Input rows start
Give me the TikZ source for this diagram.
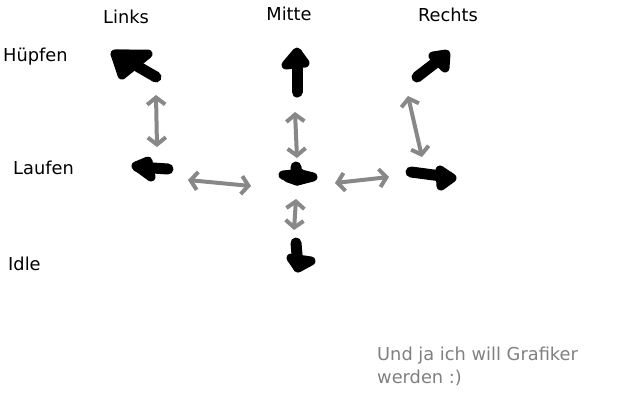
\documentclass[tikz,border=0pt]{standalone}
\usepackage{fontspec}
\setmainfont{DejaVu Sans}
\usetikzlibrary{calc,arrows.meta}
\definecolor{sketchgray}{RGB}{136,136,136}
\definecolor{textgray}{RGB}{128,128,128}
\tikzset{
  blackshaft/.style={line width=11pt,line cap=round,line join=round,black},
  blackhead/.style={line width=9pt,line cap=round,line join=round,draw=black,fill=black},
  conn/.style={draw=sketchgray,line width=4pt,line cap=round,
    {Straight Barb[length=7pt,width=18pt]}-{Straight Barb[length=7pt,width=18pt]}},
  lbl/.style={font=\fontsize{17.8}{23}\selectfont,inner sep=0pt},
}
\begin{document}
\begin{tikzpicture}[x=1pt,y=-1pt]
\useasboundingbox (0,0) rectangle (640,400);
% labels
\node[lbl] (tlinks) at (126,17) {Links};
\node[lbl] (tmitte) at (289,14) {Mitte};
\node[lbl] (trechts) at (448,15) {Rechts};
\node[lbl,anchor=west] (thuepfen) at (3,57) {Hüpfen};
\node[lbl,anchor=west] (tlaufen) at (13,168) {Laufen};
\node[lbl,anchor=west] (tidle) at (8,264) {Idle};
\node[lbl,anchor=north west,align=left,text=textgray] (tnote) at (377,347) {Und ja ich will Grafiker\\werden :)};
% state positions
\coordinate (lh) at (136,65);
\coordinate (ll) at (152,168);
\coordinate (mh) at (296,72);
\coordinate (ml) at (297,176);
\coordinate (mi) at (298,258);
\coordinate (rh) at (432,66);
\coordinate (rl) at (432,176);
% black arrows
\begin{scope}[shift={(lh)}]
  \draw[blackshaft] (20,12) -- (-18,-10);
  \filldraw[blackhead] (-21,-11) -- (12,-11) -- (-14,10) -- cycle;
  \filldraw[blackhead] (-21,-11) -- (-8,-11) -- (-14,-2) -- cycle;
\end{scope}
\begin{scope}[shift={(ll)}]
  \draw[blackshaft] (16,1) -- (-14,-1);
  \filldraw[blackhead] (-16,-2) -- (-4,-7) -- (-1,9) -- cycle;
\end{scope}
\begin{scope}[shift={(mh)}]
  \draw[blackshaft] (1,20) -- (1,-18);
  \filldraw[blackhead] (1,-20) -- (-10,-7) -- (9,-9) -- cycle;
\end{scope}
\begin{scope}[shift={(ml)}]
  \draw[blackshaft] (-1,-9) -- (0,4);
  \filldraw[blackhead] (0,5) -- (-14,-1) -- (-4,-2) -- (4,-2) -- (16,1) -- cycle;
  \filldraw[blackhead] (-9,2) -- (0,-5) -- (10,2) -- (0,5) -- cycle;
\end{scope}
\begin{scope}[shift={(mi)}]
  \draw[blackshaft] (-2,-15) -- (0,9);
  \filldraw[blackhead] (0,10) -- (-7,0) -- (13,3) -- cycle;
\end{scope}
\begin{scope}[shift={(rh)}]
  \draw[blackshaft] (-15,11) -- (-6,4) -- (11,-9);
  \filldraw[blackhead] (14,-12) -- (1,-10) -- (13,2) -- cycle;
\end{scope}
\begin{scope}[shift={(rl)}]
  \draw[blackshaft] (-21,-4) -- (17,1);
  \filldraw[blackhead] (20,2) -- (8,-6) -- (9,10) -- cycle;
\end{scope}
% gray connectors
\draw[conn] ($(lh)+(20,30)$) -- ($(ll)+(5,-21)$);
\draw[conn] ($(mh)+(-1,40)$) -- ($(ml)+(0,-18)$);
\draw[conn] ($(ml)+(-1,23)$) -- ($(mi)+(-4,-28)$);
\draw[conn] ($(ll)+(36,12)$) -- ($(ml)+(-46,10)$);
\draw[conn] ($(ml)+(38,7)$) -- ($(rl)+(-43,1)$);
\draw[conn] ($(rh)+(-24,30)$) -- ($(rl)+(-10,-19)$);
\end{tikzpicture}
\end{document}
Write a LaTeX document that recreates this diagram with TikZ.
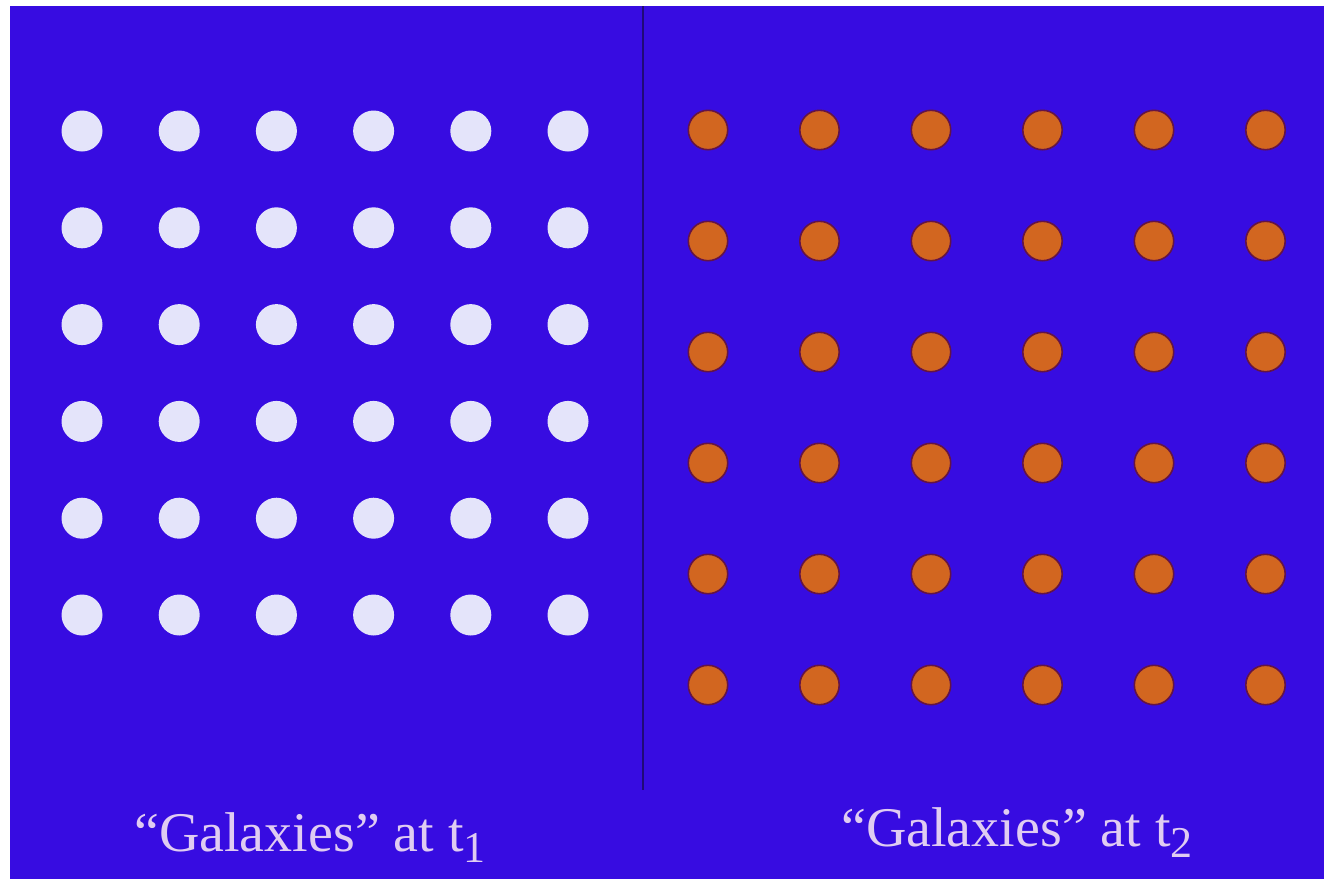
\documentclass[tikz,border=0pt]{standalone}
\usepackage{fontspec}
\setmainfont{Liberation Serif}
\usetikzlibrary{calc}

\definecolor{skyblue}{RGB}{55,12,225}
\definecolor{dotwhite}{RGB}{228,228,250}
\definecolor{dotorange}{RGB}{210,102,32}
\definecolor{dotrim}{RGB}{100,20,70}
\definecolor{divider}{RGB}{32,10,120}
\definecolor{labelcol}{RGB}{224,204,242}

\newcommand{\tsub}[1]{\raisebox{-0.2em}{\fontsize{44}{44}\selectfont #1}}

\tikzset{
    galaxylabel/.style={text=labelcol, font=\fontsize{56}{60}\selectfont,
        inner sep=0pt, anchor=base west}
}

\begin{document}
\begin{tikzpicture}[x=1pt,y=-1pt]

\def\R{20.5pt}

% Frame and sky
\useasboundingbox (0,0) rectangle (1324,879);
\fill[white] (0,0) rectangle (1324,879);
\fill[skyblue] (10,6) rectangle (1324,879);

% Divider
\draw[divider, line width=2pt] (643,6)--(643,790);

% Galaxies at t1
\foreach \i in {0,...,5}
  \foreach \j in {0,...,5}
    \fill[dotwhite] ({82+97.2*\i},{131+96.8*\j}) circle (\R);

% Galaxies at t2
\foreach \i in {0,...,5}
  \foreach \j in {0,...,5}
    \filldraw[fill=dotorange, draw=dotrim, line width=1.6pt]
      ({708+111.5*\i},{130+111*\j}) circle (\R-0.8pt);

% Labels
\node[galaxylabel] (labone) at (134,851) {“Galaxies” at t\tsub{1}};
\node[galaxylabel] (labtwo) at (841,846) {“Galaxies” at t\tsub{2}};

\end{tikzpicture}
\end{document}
Input rows end
* [Exercise brief]:
Return the full material word for word. Do not include the pictures.

* [Reply to the exercise]:
Give me the TikZ source for this diagram.
\documentclass[tikz,border=0pt]{standalone}
\usepackage{fontspec}
\setmainfont{DejaVu Sans}
\usetikzlibrary{calc,arrows.meta}
\definecolor{sketchgray}{RGB}{136,136,136}
\definecolor{textgray}{RGB}{128,128,128}
\tikzset{
  blackshaft/.style={line width=11pt,line cap=round,line join=round,black},
  blackhead/.style={line width=9pt,line cap=round,line join=round,draw=black,fill=black},
  conn/.style={draw=sketchgray,line width=4pt,line cap=round,
    {Straight Barb[length=7pt,width=18pt]}-{Straight Barb[length=7pt,width=18pt]}},
  lbl/.style={font=\fontsize{17.8}{23}\selectfont,inner sep=0pt},
}
\begin{document}
\begin{tikzpicture}[x=1pt,y=-1pt]
\useasboundingbox (0,0) rectangle (640,400);
% labels
\node[lbl] (tlinks) at (126,17) {Links};
\node[lbl] (tmitte) at (289,14) {Mitte};
\node[lbl] (trechts) at (448,15) {Rechts};
\node[lbl,anchor=west] (thuepfen) at (3,57) {Hüpfen};
\node[lbl,anchor=west] (tlaufen) at (13,168) {Laufen};
\node[lbl,anchor=west] (tidle) at (8,264) {Idle};
\node[lbl,anchor=north west,align=left,text=textgray] (tnote) at (377,347) {Und ja ich will Grafiker\\werden :)};
% state positions
\coordinate (lh) at (136,65);
\coordinate (ll) at (152,168);
\coordinate (mh) at (296,72);
\coordinate (ml) at (297,176);
\coordinate (mi) at (298,258);
\coordinate (rh) at (432,66);
\coordinate (rl) at (432,176);
% black arrows
\begin{scope}[shift={(lh)}]
  \draw[blackshaft] (20,12) -- (-18,-10);
  \filldraw[blackhead] (-21,-11) -- (12,-11) -- (-14,10) -- cycle;
  \filldraw[blackhead] (-21,-11) -- (-8,-11) -- (-14,-2) -- cycle;
\end{scope}
\begin{scope}[shift={(ll)}]
  \draw[blackshaft] (16,1) -- (-14,-1);
  \filldraw[blackhead] (-16,-2) -- (-4,-7) -- (-1,9) -- cycle;
\end{scope}
\begin{scope}[shift={(mh)}]
  \draw[blackshaft] (1,20) -- (1,-18);
  \filldraw[blackhead] (1,-20) -- (-10,-7) -- (9,-9) -- cycle;
\end{scope}
\begin{scope}[shift={(ml)}]
  \draw[blackshaft] (-1,-9) -- (0,4);
  \filldraw[blackhead] (0,5) -- (-14,-1) -- (-4,-2) -- (4,-2) -- (16,1) -- cycle;
  \filldraw[blackhead] (-9,2) -- (0,-5) -- (10,2) -- (0,5) -- cycle;
\end{scope}
\begin{scope}[shift={(mi)}]
  \draw[blackshaft] (-2,-15) -- (0,9);
  \filldraw[blackhead] (0,10) -- (-7,0) -- (13,3) -- cycle;
\end{scope}
\begin{scope}[shift={(rh)}]
  \draw[blackshaft] (-15,11) -- (-6,4) -- (11,-9);
  \filldraw[blackhead] (14,-12) -- (1,-10) -- (13,2) -- cycle;
\end{scope}
\begin{scope}[shift={(rl)}]
  \draw[blackshaft] (-21,-4) -- (17,1);
  \filldraw[blackhead] (20,2) -- (8,-6) -- (9,10) -- cycle;
\end{scope}
% gray connectors
\draw[conn] ($(lh)+(20,30)$) -- ($(ll)+(5,-21)$);
\draw[conn] ($(mh)+(-1,40)$) -- ($(ml)+(0,-18)$);
\draw[conn] ($(ml)+(-1,23)$) -- ($(mi)+(-4,-28)$);
\draw[conn] ($(ll)+(36,12)$) -- ($(ml)+(-46,10)$);
\draw[conn] ($(ml)+(38,7)$) -- ($(rl)+(-43,1)$);
\draw[conn] ($(rh)+(-24,30)$) -- ($(rl)+(-10,-19)$);
\end{tikzpicture}
\end{document}
Write a LaTeX document that recreates this diagram with TikZ.
\documentclass[tikz,border=0pt]{standalone}
\usepackage{fontspec}
\setmainfont{Liberation Serif}
\usetikzlibrary{calc}

\definecolor{skyblue}{RGB}{55,12,225}
\definecolor{dotwhite}{RGB}{228,228,250}
\definecolor{dotorange}{RGB}{210,102,32}
\definecolor{dotrim}{RGB}{100,20,70}
\definecolor{divider}{RGB}{32,10,120}
\definecolor{labelcol}{RGB}{224,204,242}

\newcommand{\tsub}[1]{\raisebox{-0.2em}{\fontsize{44}{44}\selectfont #1}}

\tikzset{
    galaxylabel/.style={text=labelcol, font=\fontsize{56}{60}\selectfont,
        inner sep=0pt, anchor=base west}
}

\begin{document}
\begin{tikzpicture}[x=1pt,y=-1pt]

\def\R{20.5pt}

% Frame and sky
\useasboundingbox (0,0) rectangle (1324,879);
\fill[white] (0,0) rectangle (1324,879);
\fill[skyblue] (10,6) rectangle (1324,879);

% Divider
\draw[divider, line width=2pt] (643,6)--(643,790);

% Galaxies at t1
\foreach \i in {0,...,5}
  \foreach \j in {0,...,5}
    \fill[dotwhite] ({82+97.2*\i},{131+96.8*\j}) circle (\R);

% Galaxies at t2
\foreach \i in {0,...,5}
  \foreach \j in {0,...,5}
    \filldraw[fill=dotorange, draw=dotrim, line width=1.6pt]
      ({708+111.5*\i},{130+111*\j}) circle (\R-0.8pt);

% Labels
\node[galaxylabel] (labone) at (134,851) {“Galaxies” at t\tsub{1}};
\node[galaxylabel] (labtwo) at (841,846) {“Galaxies” at t\tsub{2}};

\end{tikzpicture}
\end{document}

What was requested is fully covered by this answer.